7. Soils with enhanced infiltration and storage rates mitigate flood impacts. This is further enhanced by forest cover protecting soil from erosion. Water infiltrated into the soil can help to replenish aquifers.

== Connection with hydrological cycle and climate moderation ==
Of the estimated six trillion trees on the planet, roughly three trillion remain. Along with other terrestrial and marine vegetation, they photosynthesize sugars providing a foundational ingredient of life and growth. This process also produces oxygen and removes carbon dioxide from the air.  Trees also provide food and timber, and foster biodiversity. Additionally, forested lands provide ample water for human and animal life, especially in the aptly-named rainforest.

By contrast, drylands comprise approximately 41% of the Earth's land area and are home to two billion people. These are fragile ecosystems. Adverse weather patterns and pressure from human activity can quickly deplete water resources.

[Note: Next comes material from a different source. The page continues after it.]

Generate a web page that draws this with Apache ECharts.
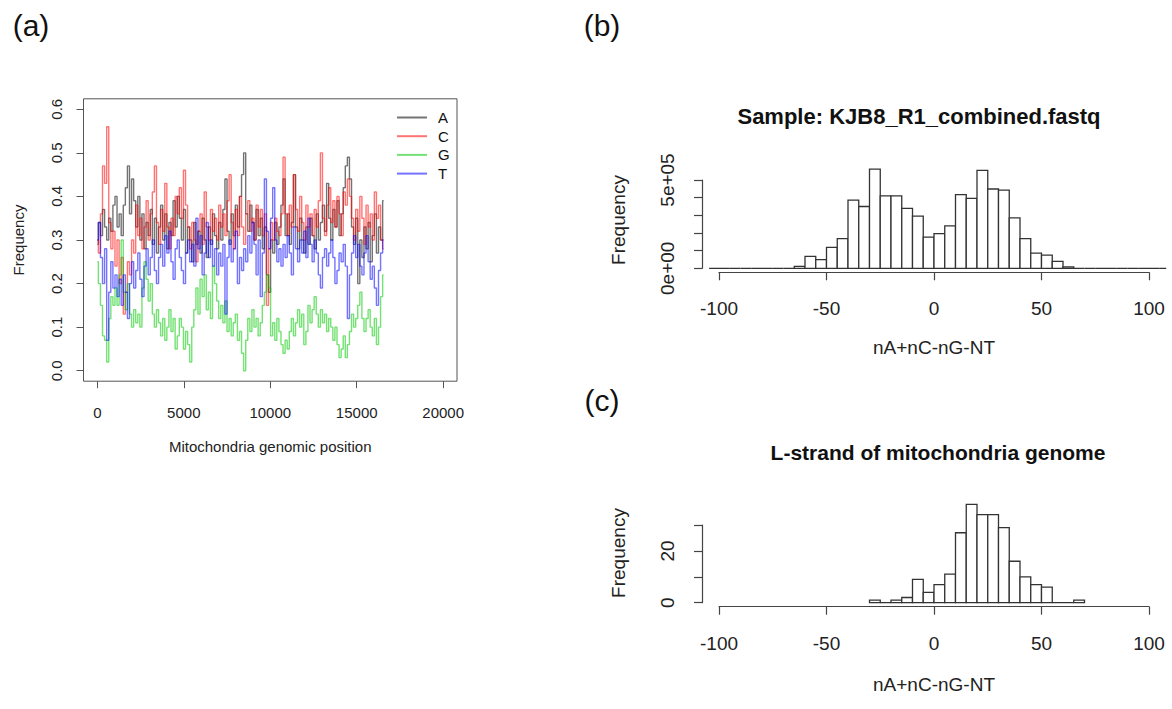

Revegetation projects are yielding evidence of how regenerating vegetation restores rainfall. Rajendra Singh, the Waterman of India, led a movement that restored several rivers in Rhajastan increasing vegetation cover from 2% to 48%, cooling the region by 2^{o} Celsius, and increasing rainfall.^{,} Africa's Great Green Wall project was 15% complete in 2022. Modelling suggests that the completed wall may decrease average temperatures in the Sahel by as much as 1.5^{o} Celsius, but may raise temperatures in the hottest areas. Rainfall would increase, even doubling in some areas.  China also has a 4,500 km Great Green Wall project planted to stop the advancing Gobi Desert.

The phrase bio-rain corridor describes a connected area of forest that maintains the flow of atmospheric moisture and precipitation. Continued deforestation poses the risk of disrupting flows of atmospheric moisture. In 2022 there were processes being developed to model the biotic pump mechanism to determine the impact of deforestation and the impacts of discontinuity of forest on atmospheric moisture flows.

There is great need to further understand these dynamics “Forest-driven water and energy cycles are poorly integrated into regional, national, continental and global decision-making on climate change adaptation, mitigation, land use and water management. This constrains humanity’s ability to protect our planet’s climate and life-sustaining functions.”